Noch vor der Verrechtlichung dieses Bereiches waren der UCA und der V-Mann, zusammen mit den Aktivitäten des Lockspitzels – und „agent provocateurs“ in der Praxis der polizeilichen Kontrolle zu finden. Auch in den 50er oder 60er Jahren gab es V-Leute oder Informanten. Man kann generell behaupten, dass die Polizeiarbeit immer gleichzeitig mit der einen oder anderen Form der Spitzeltätigkeit auftritt. Der Spitzel war vielmehr der informelle Informant einzelner Polizisten oder des Polizei-Reviers vor Ort, nicht systematischer und formalisierter Teil der polizeilichen Kontrollstrategie.

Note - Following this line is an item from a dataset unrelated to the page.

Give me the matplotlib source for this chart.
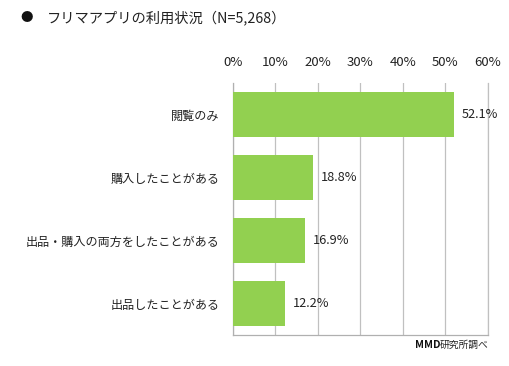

Seit den 80er Jahren wird die Verrechtlichung, die Professionalisierung und systematische Einbeziehung verdeckter Handlungsformen in die polizeiliche Kontrolle gefordert und umgesetzt: spezielle Schulungen für den V-Mann-Führer oder den UCA, aktenförmige Erfassung dieser Arbeitsweise, Verrechtlichung durch V-Mann Richtlinien. Das alles sind sichere Kennzeichen der professionellen und formellen Einbindung verdeckter Arbeit in die Kontrollstrategie.

Undercover in verschiedenen Länder

In den letzten drei Jahrzehnten sind die "undercover" polizeilichen Methoden ein öffentliches Thema in Nordamerika und Westeuropa geworden. Die meiste Diskussionen beschäftigen sich mit dem Charakter eines "notwendigen Übels" dieser Polizeistrategie innerhalb der demokratischen Gesellschaften. Auf der einen Seite ist es in zunehmendem Maße als eine gut funktionierende und sogar notwendige Strategie zu sehen, um schwer kriminelle Probleme zu bekämpfen; auf der anderen Seite ist es eine riskante und gefährliche Aufgabe, die das Eindringen in die Privatsphäre, das Ausnutzen von Vertrauen, die Gefahr von Dritten sowie das Risiko der Polizeikorruption und das Kompromittieren von Gerichtssysteme nach sich zieht.

Viele Länder erlauben die Verwendung von verdeckten Ermittlern, nur, oder in erster Linie, um die Gesetze gegen Drogenhandel durchzusetzen. Viele verdeckte Ermittler dürfen Verbrechen begehen, wenn es nötig für die Geheimhaltung der Ermittlung ist, oder um genügend Beweise für eine Verurteilung zu sammeln.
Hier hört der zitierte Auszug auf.